GOAL: Pick out every line with the word "that" and copy it.

Entries from a dataset

━━━━

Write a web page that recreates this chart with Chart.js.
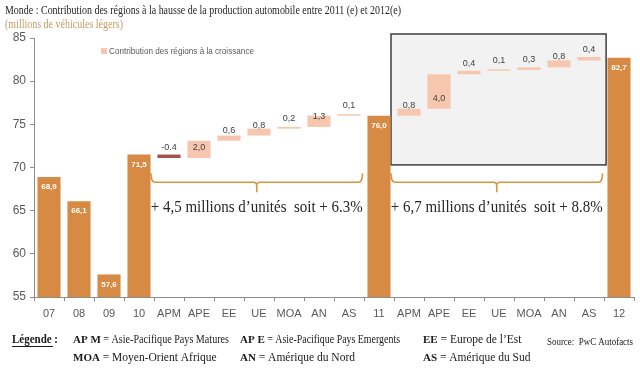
<!DOCTYPE html>
<html>
<head>
<meta charset="utf-8">
<script src="https://cdn.jsdelivr.net/npm/chart.js@4.4.1/dist/chart.umd.min.js"></script>
<style>
  html, body { margin: 0; padding: 0; background: #fff; }
  #wrap { width: 640px; height: 368px; position: relative; }
</style>
</head>
<body>
<div id="wrap"><canvas id="chart"></canvas></div>
<script>
// --- data ---
const categories = ['07', '08', '09', '10', 'APM', 'APE', 'EE', 'UE', 'MOA', 'AN', 'AS', '11',
                    'APM', 'APE', 'EE', 'UE', 'MOA', 'AN', 'AS', '12'];
const totals = [68.9, 66.1, 57.6, 71.5, null, null, null, null, null, null, null, 76.0,
                null, null, null, null, null, null, null, 82.7];
const contributions = [null, null, null, null, -0.4, 2.0, 0.6, 0.8, 0.2, 1.3, 0.1, null,
                       0.8, 4.0, 0.4, 0.1, 0.3, 0.8, 0.4, null];
const yTicks = [55, 60, 65, 70, 75, 80, 85];
const groupNotes = ['+ 4,5 millions d\u2019unités  soit + 6.3%', '+ 6,7 millions d\u2019unités  soit + 8.8%'];
const legendAbbr = ['AP M', 'AP E', 'EE', 'MOA', 'AN', 'AS'];
const legendText = ['Asie-Pacifique Pays Matures', 'Asie-Pacifique Pays Emergents', 'Europe de l\u2019Est',
                    'Moyen-Orient Afrique', 'Amérique du Nord', 'Amérique du Sud'];

const ORANGE = '#D68A43';
const SALMON = '#F6C7AE';
const NEG = '#A4504C';

// floating bars for the contributions, starting from the last total
const floats = [];
let run = null;
for (let i = 0; i < categories.length; i++) {
    if (totals[i] != null) run = totals[i];
    if (contributions[i] != null) {
        floats.push([run, run + contributions[i]]);
        run += contributions[i];
    } else {
        floats.push(null);
    }
}

function fmt(v) {
    return v < 0 ? '-' + Math.abs(v).toFixed(1) : v.toFixed(1).replace('.', ',');
}

function squeezeText(ctx, text, x, y, maxW) {
    const w = ctx.measureText(text).width;
    const sx = w > maxW ? maxW / w : 1;
    ctx.save();
    ctx.translate(x, y);
    ctx.scale(sx, 1);
    ctx.fillText(text, 0, 0);
    ctx.restore();
    return w * sx;
}

function drawBrace(ctx, x1, x2, y) {
    const mid = (x1 + x2) / 2;
    ctx.save();
    ctx.strokeStyle = '#D9953F';
    ctx.lineWidth = 1.6;
    ctx.beginPath();
    ctx.moveTo(x1, y - 9);
    ctx.quadraticCurveTo(x1, y, x1 + 4, y);
    ctx.lineTo(mid - 3, y);
    ctx.quadraticCurveTo(mid, y, mid, y + 4);
    ctx.lineTo(mid, y + 10);
    ctx.moveTo(mid, y + 4);
    ctx.quadraticCurveTo(mid, y, mid + 3, y);
    ctx.lineTo(x2 - 4, y);
    ctx.quadraticCurveTo(x2, y, x2, y - 9);
    ctx.stroke();
    ctx.restore();
}

const decorPlugin = {
    id: 'decor',
    beforeDatasetsDraw(chart) {
        const ctx = chart.ctx;
        const x = chart.scales.x, y = chart.scales.y;
        const step = x.getPixelForValue(1) - x.getPixelForValue(0);
        // grey box behind the 2012 contributions
        const left = x.getPixelForValue(11) + step * 0.4;
        const right = x.getPixelForValue(19) - step * 0.43;
        const top = chart.chartArea.top - 4;
        const bottom = y.getPixelForValue(70.3);
        ctx.save();
        ctx.fillStyle = '#F2F2F2';
        ctx.fillRect(left, top, right - left, bottom - top);
        ctx.strokeStyle = '#3F3F3F';
        ctx.lineWidth = 1.5;
        ctx.strokeRect(left, top, right - left, bottom - top);
        ctx.restore();
    },
    afterDraw(chart) {
        const ctx = chart.ctx;
        const x = chart.scales.x, y = chart.scales.y;
        const step = x.getPixelForValue(1) - x.getPixelForValue(0);
        ctx.save();

        // title and subtitle
        ctx.textBaseline = 'middle';
        ctx.textAlign = 'left';
        ctx.fillStyle = '#262626';
        ctx.font = '13.5px "Liberation Serif", serif';
        squeezeText(ctx, 'Monde : Contribution des régions à la hausse de la production automobile entre 2011 (e) et 2012(e)', 5, 10, 396);
        ctx.fillStyle = '#C99A63';
        squeezeText(ctx, '(millions de véhicules légers)', 5, 24, 118);

        // series legend
        ctx.fillStyle = SALMON;
        ctx.fillRect(101, 48, 6, 6);
        ctx.fillStyle = '#595959';
        ctx.font = '9px "Liberation Sans", sans-serif';
        squeezeText(ctx, 'Contribution des régions à la croissance', 109, 51.5, 145);

        // value labels
        ctx.textAlign = 'center';
        categories.forEach((c, i) => {
            const px = x.getPixelForValue(i);
            if (totals[i] != null) {
                ctx.fillStyle = '#FFFFFF';
                ctx.font = 'bold 8px "Liberation Sans", sans-serif';
                ctx.fillText(fmt(totals[i]), px, y.getPixelForValue(totals[i]) + 10);
            }
            if (floats[i]) {
                const low = Math.min(floats[i][0], floats[i][1]);
                ctx.fillStyle = '#404040';
                ctx.font = '9px "Liberation Sans", sans-serif';
                ctx.fillText(fmt(contributions[i]), px, y.getPixelForValue(low) - 10.5);
            }
        });

        // braces and group notes
        const braceY = y.getPixelForValue(68.3);
        const groups = [[3, 11], [11, 19]];
        groups.forEach((g, k) => {
            const x1 = x.getPixelForValue(g[0]) + step * 0.4;
            const x2 = x.getPixelForValue(g[1]) - step * 0.55;
            drawBrace(ctx, x1, x2, braceY);
            ctx.fillStyle = '#262626';
            ctx.font = '16px "Liberation Serif", serif';
            ctx.textAlign = 'left';
            const w = Math.min(ctx.measureText(groupNotes[k]).width, 212);
            squeezeText(ctx, groupNotes[k], (x1 + x2) / 2 - w / 2, braceY + 26, 212);
        });

        // bottom legend
        ctx.textAlign = 'left';
        ctx.fillStyle = '#1a1a1a';
        ctx.font = 'bold 12px "Liberation Serif", serif';
        const lw = squeezeText(ctx, 'Légende :', 12, 340, 46);
        ctx.fillRect(12, 346, lw - 5, 1);
        const colX = [73, 240, 423];
        const rowY = [340, 358];
        legendAbbr.forEach((a, i) => {
            const cx = colX[i % 3], cy = rowY[Math.floor(i / 3)];
            ctx.font = 'bold 11px "Liberation Serif", serif';
            let w = squeezeText(ctx, a, cx, cy, 60);
            ctx.font = '11.5px "Liberation Serif", serif';
            squeezeText(ctx, ' = ' + legendText[i], cx + w, cy, 156 - w + (i === 1 ? 4 : 0));
        });
        ctx.font = '10px "Liberation Serif", serif';
        squeezeText(ctx, 'Source:  PwC Autofacts', 547, 342, 86);

        ctx.restore();
    }
};

const ctx = document.getElementById('chart').getContext('2d');
new Chart(ctx, {
    type: 'bar',
    data: {
        labels: categories,
        datasets: [{
            label: 'Production',
            data: totals,
            backgroundColor: ORANGE,
            grouped: false,
            barPercentage: 0.77,
            categoryPercentage: 1
        }, {
            label: 'Contribution des régions à la croissance',
            data: floats,
            backgroundColor: contributions.map(v => v != null && v < 0 ? NEG : SALMON),
            grouped: false,
            barPercentage: 0.77,
            categoryPercentage: 1,
            minBarLength: 1.5
        }]
    },
    options: {
        responsive: true,
        maintainAspectRatio: false,
        animation: false,
        layout: { padding: { top: 38, right: 6, left: 0, bottom: 0 } },
        plugins: {
            legend: { display: false },
            tooltip: { enabled: false }
        },
        scales: {
            x: {
                afterFit: s => { s.height = 71; },
                grid: { drawOnChartArea: false, color: '#8C8C8C', tickLength: 4, offset: true },
                border: { color: '#8C8C8C' },
                ticks: {
                    autoSkip: false,
                    maxRotation: 0,
                    color: '#595959',
                    padding: 6,
                    font: { family: '"Liberation Sans", sans-serif', size: 11 }
                }
            },
            y: {
                min: 55,
                max: 85,
                afterFit: s => { s.width = 34; },
                afterBuildTicks: s => { s.ticks = yTicks.map(v => ({ value: v })); },
                grid: { drawOnChartArea: false, color: '#8C8C8C', tickLength: 4 },
                border: { color: '#8C8C8C' },
                ticks: {
                    color: '#595959',
                    padding: 4,
                    font: { family: '"Liberation Sans", sans-serif', size: 12 }
                }
            }
        }
    },
    plugins: [decorPlugin]
});
</script>
</body>
</html>
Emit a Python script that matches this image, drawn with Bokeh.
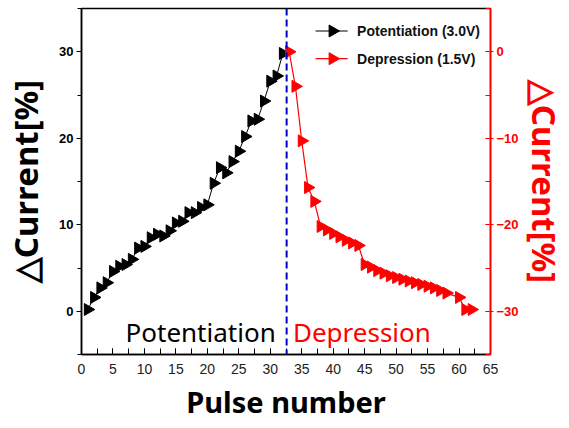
import math
from bokeh.plotting import figure
from bokeh.models import (Range1d, LinearAxis, SingleIntervalTicker, Span, Label)
from bokeh.embed import file_html
from bokeh.resources import INLINE

# ---- data ----
pot_x = list(range(1, 33))
pot_y = [0.2, 1.6, 2.7, 3.3, 4.6, 5.2, 5.4, 6.0, 7.3, 7.5, 8.5, 8.9, 8.7, 9.3,
         10.2, 10.4, 11.4, 11.4, 12.0, 12.3, 14.8, 16.6, 16.0, 17.3, 18.5, 20.2,
         22.0, 22.2, 24.3, 26.6, 27.2, 29.8]

dep_x = [33, 34, 35, 36, 37, 38, 39, 40, 41, 42, 43, 44, 45, 46, 47, 48, 49,
         50, 51, 52, 53, 54, 55, 56, 57, 58, 60, 61, 62]
dep_y = [0.0, -4.0, -10.3, -15.7, -17.3, -20.2, -20.6, -21.0, -21.4, -21.8,
         -22.1, -22.4, -24.6, -24.9, -25.3, -25.6, -25.9, -26.1, -26.3, -26.5,
         -26.7, -26.9, -27.1, -27.3, -27.6, -27.9, -28.4, -29.8, -29.8]

divider_x = 32.6
pot_label = "Potentiation (3.0V)"
dep_label = "Depression (1.5V)"
y_title = "\u25b3Current[%]"
x_title = "Pulse number"

RED = "#ff0000"
BIG = "Noto Sans"
SMALL = "Liberation Sans"

p = figure(width=569, height=428, output_backend="svg", toolbar_location=None,
           x_range=Range1d(0, 65), y_range=Range1d(-5, 35),
           min_border_left=80, min_border_right=77, min_border_top=8,
           min_border_bottom=74, x_axis_location=None, y_axis_location=None)
p.extra_y_ranges = {"right": Range1d(-35, 5)}
p.grid.visible = False
p.outline_line_color = "black"
p.outline_line_width = 1.5
p.background_fill_color = "white"
p.border_fill_color = "white"

# bottom axis
xa = LinearAxis(ticker=SingleIntervalTicker(interval=5, num_minor_ticks=2))
xa.axis_label = x_title
xa.axis_label_text_font = BIG
xa.axis_label_text_font_style = "bold"
xa.axis_label_text_font_size = "29px"
xa.axis_label_text_color = "black"
xa.axis_label_standoff = 5
xa.major_label_text_font = SMALL
xa.major_label_text_font_size = "14px"
xa.major_label_text_color = "#222222"
xa.major_label_standoff = 9
xa.major_tick_in = 6
xa.major_tick_out = 0
xa.minor_tick_in = 6
xa.minor_tick_out = 0
xa.axis_line_width = 1.5
p.add_layout(xa, "below")

# left axis
ya = LinearAxis(ticker=SingleIntervalTicker(interval=10, num_minor_ticks=2))
ya.axis_label = y_title
ya.axis_label_text_font = BIG
ya.axis_label_text_font_style = "bold"
ya.axis_label_text_font_size = "33px"
ya.axis_label_text_color = "black"
ya.axis_label_standoff = 8
ya.major_label_text_font = SMALL
ya.major_label_text_font_style = "bold"
ya.major_label_text_font_size = "13px"
ya.major_label_text_color = "black"
ya.major_label_standoff = 3
ya.major_tick_in = 0
ya.major_tick_out = 5
ya.minor_tick_in = 0
ya.minor_tick_out = 4
ya.axis_line_width = 1.5
p.add_layout(ya, "left")

# right axis
ra = LinearAxis(y_range_name="right",
                ticker=SingleIntervalTicker(interval=10, num_minor_ticks=2))
ra.axis_label = y_title
ra.axis_label_text_font = BIG
ra.axis_label_text_font_style = "bold"
ra.axis_label_text_font_size = "33px"
ra.axis_label_text_color = RED
ra.axis_label_standoff = 0
ra.major_label_text_font = SMALL
ra.major_label_text_font_style = "bold"
ra.major_label_text_font_size = "13px"
ra.major_label_text_color = RED
ra.major_label_standoff = 3
ra.axis_line_color = RED
ra.axis_line_width = 1.5
ra.major_tick_line_color = RED
ra.minor_tick_line_color = RED
ra.major_tick_in = 5
ra.major_tick_out = 3
ra.minor_tick_in = 5
ra.minor_tick_out = 0
p.add_layout(ra, "right")

# data
p.line(pot_x, pot_y, line_color="black", line_width=1)
p.scatter(pot_x, pot_y, marker="triangle", size=12, angle=-math.pi / 2,
          fill_color="black", line_color="black")
p.line(dep_x, dep_y, line_color=RED, line_width=1.2, y_range_name="right")
p.scatter(dep_x, dep_y, marker="triangle", size=12, angle=-math.pi / 2,
          fill_color=RED, line_color=RED, y_range_name="right")

p.add_layout(Span(location=divider_x, dimension="height", line_color="#0000cc",
                  line_width=2, line_dash="7 4"))

p.add_layout(Label(x=7.0, y=-2.4, text="Potentiation", text_font=BIG,
                   text_font_size="26px", text_color="black",
                   text_baseline="middle"))
p.add_layout(Label(x=33.6, y=-2.4, text="Depression", text_font=BIG,
                   text_font_size="26px", text_color=RED,
                   text_baseline="middle"))

# legend (drawn by hand so the sample triangles point right)
leg_rows = [(pot_label, "black", 32.4), (dep_label, RED, 29.2)]
for lab, col, ly in leg_rows:
    p.line([37.2, 42.3], [ly, ly], line_color=col, line_width=1.2)
    p.scatter([39.9], [ly], marker="triangle", size=12, angle=-math.pi / 2,
              fill_color=col, line_color=col)
    p.add_layout(Label(x=43.8, y=ly, text=lab, text_font=SMALL,
                       text_font_style="bold", text_font_size="14px",
                       text_color="#111111", text_baseline="middle"))

open("out.html", "w").write(file_html(p, INLINE))
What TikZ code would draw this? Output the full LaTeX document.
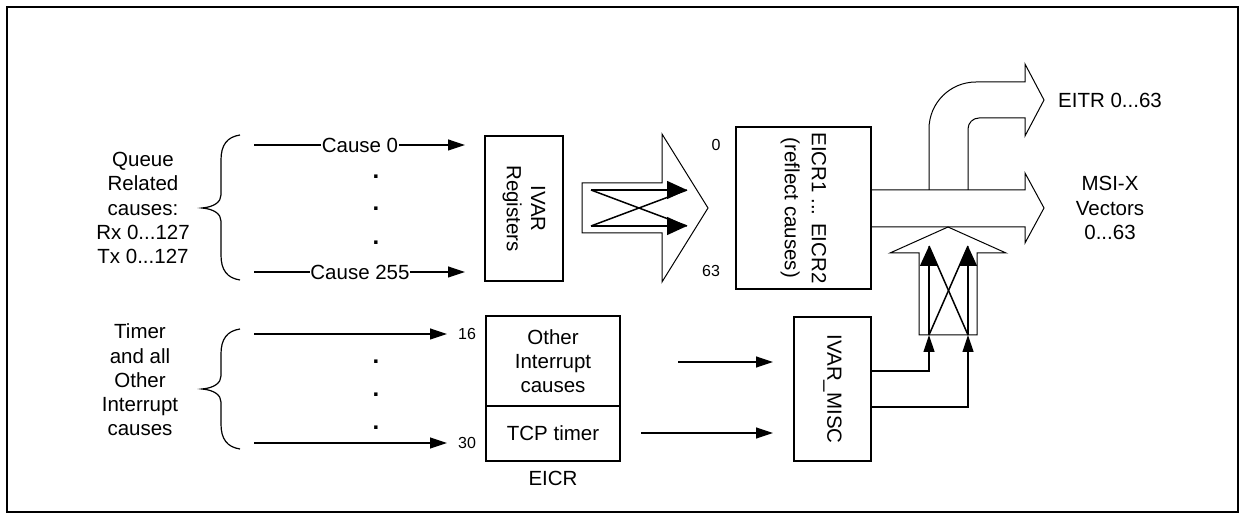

━━━━

TASK RESULT:
Write a web page that recreates this chart with Chart.js.
Emit a Python script that matches this image, drawn with Bokeh.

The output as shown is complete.